Saúde ambiental

Desastres naturais abalam a saúde mental e agravam doenças cardíacas

Sentimento de perda e impotência podem gerar estresse climático e prejudicar a saúde

Entre 2013 e 2022, 93% dos municípios brasileiros sofreram com tempestades, inundações, enxurradas ou alagamentos, segundo dados da Confederação Nacional de Municípios (CNM).

O aumento dessas ocorrências pode desencadear o Transtorno de Estresse Agudo (TEA), uma condição de saúde mental que pode elevar em até três vezes o risco de eventos cardiovasculares, como um Acidente Vascular Cerebral (AVC), alerta a médica cardiologista Michelle Albert, professora da Universidade da Califórnia de São Francisco, envolvida em pesquisas de ponta sobre como doenças socialmente determinadas impactam a saúde do coração.

Em entrevista ao Correio, Michelle Albert afirmou que existe uma forte relação entre os desastres naturais e doenças do coração.

"Não é só sobre o desastre, mas sim o estresse da perda e o sentimento de não ter o que fazer. Pacientes que já têm problemas cardiovasculares e que em algum ponto da vida poderiam ter AVC's ou derrames ficam suscetíveis a uma ocorrência mais precoce", alerta a médica, que presidiu a Associação Americana do Coração até 2022.

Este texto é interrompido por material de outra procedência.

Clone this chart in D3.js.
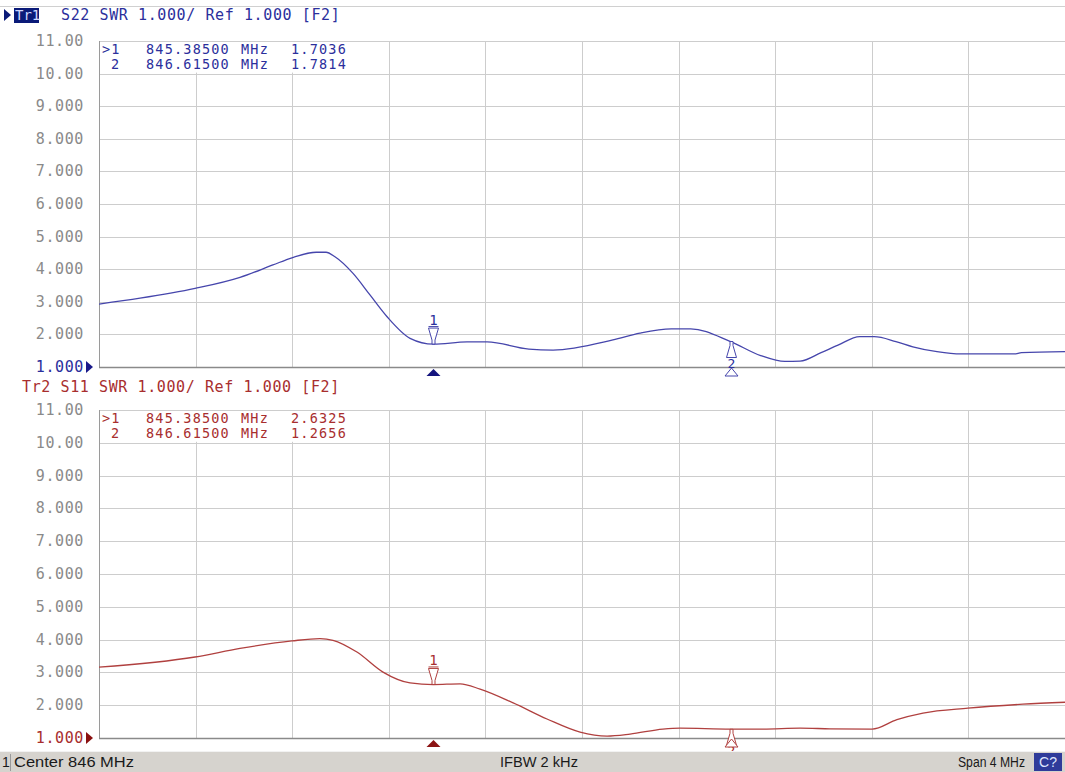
<!DOCTYPE html>
<html>
<head>
<meta charset="utf-8">
<script src="https://cdn.jsdelivr.net/npm/d3@7/dist/d3.min.js"></script>
<style>
  body { margin: 0; background: #fff; }
  svg { display: block; }
  .mono { font-family: "DejaVu Sans Mono", monospace; }
</style>
</head>
<body>
<div id="chart"></div>
<script>
// sweep, MHz
const startFreq = 844;
const stopFreq = 848;
const xTicks = [844, 844.4, 844.8, 845.2, 845.6, 846, 846.4, 846.8, 847.2, 847.6, 848];
const yTicks = [1, 2, 3, 4, 5, 6, 7, 8, 9, 10, 11];
const yTickLabels = ["1.000", "2.000", "3.000", "4.000", "5.000", "6.000", "7.000", "8.000", "9.000", "10.00", "11.00"];

// Tr1 S22 SWR
const s22Freq = [844.000, 844.170, 844.398, 844.584, 844.720, 844.799, 844.900, 844.940, 844.977, 845.052,
  845.122, 845.193, 845.288, 845.385, 845.524, 845.607, 845.780, 845.880, 846.128, 846.240,
  846.370, 846.450, 846.615, 846.740, 846.840, 846.903, 846.990, 847.060, 847.150, 847.210,
  847.300, 847.370, 847.470, 847.570, 847.790, 847.820, 848.000];
const s22Swr = [2.93, 3.11, 3.41, 3.75, 4.13, 4.35, 4.52, 4.52, 4.38, 3.87,
  3.21, 2.54, 1.88, 1.70, 1.77, 1.77, 1.55, 1.52, 1.83, 2.04,
  2.17, 2.17, 1.78, 1.35, 1.17, 1.18, 1.44, 1.67, 1.93, 1.93,
  1.78, 1.62, 1.47, 1.40, 1.40, 1.44, 1.47];

// Tr2 S11 SWR
const s11Freq = [844.000, 844.398, 844.584, 844.799, 844.915, 844.969, 845.068, 845.176, 845.288, 845.385,
  845.495, 845.578, 845.715, 845.855, 845.992, 846.104, 846.199, 846.335, 846.406, 846.615,
  846.749, 846.903, 847.027, 847.201, 847.304, 847.412, 847.598, 847.826, 848.000];
const s11Swr = [3.16, 3.47, 3.73, 3.96, 4.03, 3.98, 3.62, 3.01, 2.68, 2.63,
  2.65, 2.49, 2.07, 1.58, 1.18, 1.06, 1.12, 1.27, 1.30, 1.27,
  1.27, 1.30, 1.28, 1.27, 1.56, 1.76, 1.91, 2.03, 2.09];

const markerFreqs = [845.385, 846.615];
const markerIds = [">1", "2"];
const s22Readout = ["1.7036", "1.7814"];
const s11Readout = ["2.6325", "1.2656"];

const W = 1065, H = 772;
const left = 99, right = 1065;

const svg = d3.select("#chart").append("svg")
  .attr("width", W)
  .attr("height", H);

svg.append("rect").attr("width", W).attr("height", H).attr("fill", "#fff");
svg.append("line")
  .attr("x1", 0).attr("x2", W).attr("y1", 6.5).attr("y2", 6.5)
  .attr("stroke", "#d0d0d0");

const x = d3.scaleLinear().domain([startFreq, stopFreq]).range([left, right]);

const panels = [
  {name: "Tr1", param: "S22", top: 41, bottom: 367, head: 20, line: "#4646ac", text: "#2b2f9c",
    freq: s22Freq, swr: s22Swr, readout: s22Readout, active: true},
  {name: "Tr2", param: "S11", top: 410, bottom: 738, head: 392, line: "#b0403f", text: "#a82e2e",
    freq: s11Freq, swr: s11Swr, readout: s11Readout, active: false}
];

panels.forEach(p => {
  const y = d3.scaleLinear().domain([1, 11]).range([p.bottom, p.top]);
  const g = svg.append("g");

  // header
  if (p.active) {
    g.append("path").attr("d", `M4,9 L11,15 L4,21 Z`).attr("fill", "#0a1a78");
    g.append("rect").attr("x", 14).attr("y", 8).attr("width", 25).attr("height", 15).attr("fill", "#0a1a78");
    g.append("text").attr("class", "mono").attr("x", 15).attr("y", p.head)
      .attr("font-size", 14).attr("fill", "#cfd6ff").text("Tr1");
    g.append("text").attr("class", "mono").attr("x", 61).attr("y", p.head)
      .attr("font-size", 15).attr("letter-spacing", 0.6).attr("fill", p.text)
      .text(`${p.param} SWR 1.000/ Ref 1.000 [F2]`);
  } else {
    g.append("text").attr("class", "mono").attr("x", 22).attr("y", p.head)
      .attr("font-size", 15).attr("letter-spacing", 0.6).attr("fill", p.text)
      .text(`${p.name} ${p.param} SWR 1.000/ Ref 1.000 [F2]`);
  }

  // grid
  g.selectAll(".hg").data(yTicks.slice(1)).enter().append("line")
    .attr("x1", left).attr("x2", right)
    .attr("y1", d => Math.round(y(d)) + 0.5).attr("y2", d => Math.round(y(d)) + 0.5)
    .attr("stroke", "#cdcdcd");
  g.selectAll(".vg").data(xTicks.slice(1, -1)).enter().append("line")
    .attr("x1", d => Math.round(x(d)) + 0.5).attr("x2", d => Math.round(x(d)) + 0.5)
    .attr("y1", p.top).attr("y2", p.bottom)
    .attr("stroke", "#cdcdcd");

  // readout area covers grid
  g.append("rect").attr("x", left + 1).attr("y", p.top + 1)
    .attr("width", 286).attr("height", y(10) - p.top - 2).attr("fill", "#fff");

  g.append("line").attr("x1", left + 0.5).attr("x2", left + 0.5)
    .attr("y1", p.top).attr("y2", p.bottom).attr("stroke", "#9a9a9a");
  g.append("line").attr("x1", left).attr("x2", right)
    .attr("y1", p.bottom + 0.5).attr("y2", p.bottom + 0.5)
    .attr("stroke", "#8a8a8a").attr("stroke-width", 1.5);

  // y labels
  g.selectAll(".yl").data(yTicks).enter().append("text")
    .attr("class", "mono")
    .attr("x", 84)
    .attr("y", d => y(d) + 5)
    .attr("text-anchor", "end")
    .attr("font-size", 15).attr("letter-spacing", 0.6)
    .attr("fill", d => d === 1 ? p.text : "#8a8a8a")
    .text((d, i) => yTickLabels[i]);
  g.append("path")
    .attr("d", `M86,${p.bottom - 6} L93,${p.bottom} L86,${p.bottom + 6} Z`)
    .attr("fill", p.active ? "#1a1a8a" : "#8a1010");

  // marker readouts
  p.readout.forEach((v, i) => {
    const yy = p.top + 13 + i * 15;
    const t = g.append("g").attr("class", "mono").attr("font-size", 13.5)
      .attr("letter-spacing", 1.2).attr("fill", p.text);
    t.append("text").attr("x", i === 0 ? 102 : 111).attr("y", yy).text(markerIds[i]);
    t.append("text").attr("x", 146).attr("y", yy).text(markerFreqs[i].toFixed(5));
    t.append("text").attr("x", 241).attr("y", yy).text("MHz");
    t.append("text").attr("x", 291).attr("y", yy).text(v);
  });

  // trace
  const pts = p.freq.map((f, i) => [f, p.swr[i]]);
  const line = d3.line()
    .x(d => x(d[0]))
    .y(d => y(d[1]))
    .curve(d3.curveMonotoneX);
  g.append("path").datum(pts)
    .attr("d", line)
    .attr("fill", "none")
    .attr("stroke", p.line)
    .attr("stroke-width", 1.3);

  // markers
  markerFreqs.forEach((f, i) => {
    const mx = Math.round(x(f)) + 0.5;
    const my = y(+p.readout[i]);
    const m = g.append("g").attr("stroke", p.line).attr("fill", "#fff").attr("stroke-width", 1);
    if (i === 0) {
      m.append("path")
        .attr("d", `M${mx - 5},${my - 16} H${mx + 5} L${mx + 1.5},${my - 4} V${my} H${mx - 1.5} V${my - 4} Z`);
      g.append("text").attr("class", "mono").attr("x", mx).attr("y", my - 19)
        .attr("text-anchor", "middle").attr("font-size", 14).attr("fill", p.text).text("1");
      g.append("line").attr("x1", mx - 5).attr("x2", mx + 5)
        .attr("y1", my - 17.5).attr("y2", my - 17.5).attr("stroke", p.line);
      g.append("path")
        .attr("d", `M${mx - 7},${p.bottom + 9} L${mx},${p.bottom + 2} L${mx + 7},${p.bottom + 9} Z`)
        .attr("fill", p.active ? "#14147e" : "#8c1414");
    } else {
      m.append("path")
        .attr("d", `M${mx - 5},${my + 16} H${mx + 5} L${mx + 1.5},${my + 4} V${my} H${mx - 1.5} V${my + 4} Z`);
      g.append("text").attr("class", "mono").attr("x", mx).attr("y", my + 26)
        .attr("text-anchor", "middle").attr("font-size", 13).attr("fill", p.text).text("2");
      g.append("path")
        .attr("d", `M${mx - 6.5},${p.bottom + 9} L${mx},${p.bottom + 1} L${mx + 6.5},${p.bottom + 9} Z`)
        .attr("fill", "#fff").attr("stroke", p.line);
    }
  });
});

// status bar
const bar = svg.append("g").attr("transform", "translate(0,751)");
bar.append("rect").attr("width", W).attr("height", 21).attr("fill", "#d6d3ce");
bar.append("line").attr("x1", 0).attr("x2", W).attr("y1", 0.5).attr("y2", 0.5).attr("stroke", "#f2f2f2");
bar.append("line").attr("x1", 10.5).attr("x2", 10.5).attr("y1", 3).attr("y2", 20).attr("stroke", "#9a9a9a");
const barText = bar.append("g")
  .attr("font-family", "'Liberation Sans', Arial, sans-serif")
  .attr("font-size", 14).attr("fill", "#1a1a1a");
barText.append("text").attr("x", 2).attr("y", 16).text("1");
barText.append("text").attr("x", 14).attr("y", 16)
  .attr("textLength", 120).attr("lengthAdjust", "spacingAndGlyphs").text("Center 846 MHz");
barText.append("text").attr("x", 500).attr("y", 16)
  .attr("textLength", 78).attr("lengthAdjust", "spacingAndGlyphs").text("IFBW 2 kHz");
barText.append("text").attr("x", 958).attr("y", 16)
  .attr("textLength", 67).attr("lengthAdjust", "spacingAndGlyphs").text("Span 4 MHz");
bar.append("rect").attr("x", 1034).attr("y", 2).attr("width", 28).attr("height", 18).attr("fill", "#2f3b9a");
bar.append("text").attr("x", 1048).attr("y", 16).attr("text-anchor", "middle")
  .attr("font-family", "'Liberation Sans', Arial, sans-serif")
  .attr("font-size", 14).attr("fill", "#dfe6ff").text("C?");
</script>
</body>
</html>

O estresse climático sobrecarrega o sistema nervoso e cardiovascular a partir da liberação de hormônios como a adrenalina, que aumentam a frequência cardíaca. Outro impacto é a chamada sobrecarga alostática, um desgaste do corpo diante de estresse contínuo que diminui a cooperação entre os sistemas do corpo e pode causar danos em vários órgãos, degeneração de tecidos, hipertensão e transtornos psíquicos. "O risco cardiovascular e de aumento do estresse climático é maior em populações socialmente vulneráveis e tende a ter impactos mais significativos. Visto que eles experimentam mais desafios e dificuldades diante das desvantagens sociais", disse a cardiologista.

Albert afirma que é necessário um olhar especial para as populações periféricas, com a criação de políticas efetivas. "Não existe uma estratégia ideal, mas acredito que investindo em educação igualitária podemos melhorar as condições de vida dessas populações para que não fiquem tão suscetíveis ao estresse climático" diz.

Eventos climáticos geram insegurança profunda e medo de futuro assustador 

Pioneiro na introdução da Ecopsicologia no Brasil, o psicólogo Marco Aurélio Bilibio diz que o estresse produzido pelo cenário climático se caracteriza como um transtorno de ansiedade induzido por fantasias de desastres ambientais ou uma incerteza profunda em relação ao futuro. Esse quadro gera muita insegurança e, em geral, está associado ao medo profundo de uma disrupção, explica Bilibio.

Pesquisa realizada em 2021 pela Kantar com 10 mil crianças e jovens entre 16 e 25 anos em dez países - Brasil, Austrália, Finlândia, França, Índia, Nigéria, Filipinas, Portugal, Reino Unido e Estados Unidos - sobre o cenário climático e a resposta das autoridades revelou que mais de 50% sentiam tristeza, ansiedade, raiva, impotência, desamparo e culpa. Dentre os pensamentos negativos relatados, mais de 75% responderam que esperam um futuro assustador. 

Doutor em Desenvolvimento Sustentável pela Universidade de Brasília (UnB), Bilibio diz que há uma compreensão de que as pessoas que estão expressando ecoansiedade são mais sensíveis ao risco real do
que a população em geral. A ecoansiedade, afirma o psicólogo, tem uma característica peculiar que pode diferenciá-la de outras expressões de ansiedade por estar associada a imagens que são muito coerentes com o que a comunidade científica tem alertado.

“O que a ciência hoje nos informa é que, caso não consigamos bloquear o aumento da temperatura
do planeta, essas fantasias vão se tornar realidade, como já estão se tornando”, observa. Quando ocorrem situações como deslizamentos de terra, como houve em São Sebastião, no litoral norte de São Paulo, ou ondas de calor registradas na Europa, Estados Unidos e Brasil, há elementos de realidade que atuam como gatilhos para o quadro de ansiedade, alerta o psicólogo.